Pc Stephen Mitchell was found guilty of the charges by a jury of six men and six women after 21 hours and 16 minutes deliberation at Newcastle Crown Court. He was cleared of six counts of misconduct and one of assault. Verdicts are yet to be reached on two charges of rape, three indecent assaults and one of misconduct.

Mitchell, 42, of Glasgow, stared straight ahead as the guilty verdicts, each by a majority of 10 to two, were read out.

The Northumbria Police officer was cleared of three counts of rape, two indecent assaults and two counts of misconduct in a public office at the court on Friday. He had denied all charges, claiming that the 16 women who made complaints against him were liars.

During a five-week trial, the prosecution said Mitchell preyed on heroin addicts, shoplifters and a disabled teenager by offering them help while in custody at Pilgrim Street police station in Newcastle city centre, then demanding sexual favours afterwards.

He had a hold over one woman for three-and-a-half years, even trying to keep her on heroin after she had quit, which only ended when she went into hiding after he raped her in handcuffs at her home, the court heard.

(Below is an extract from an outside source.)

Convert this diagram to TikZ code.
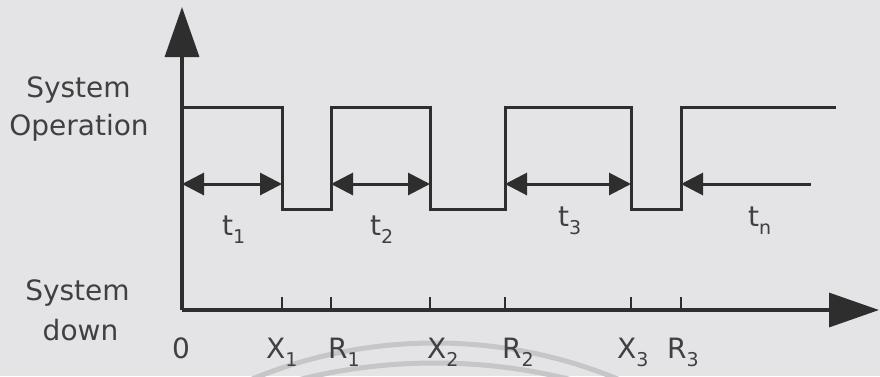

Others were flattered then propositioned while still in custody with a view to beginning sexual relations later, the jury was told.

Mitchell claimed the women colluded against him after a rumour which he said had been made up by one claimant was picked up by others in the close-knit criminal fraternity. The officer claimed: "These people will grab any opportunity they can."

The jury will be sent out for a fifth day of deliberation on Wednesday morning. Mitchell was remanded in custody.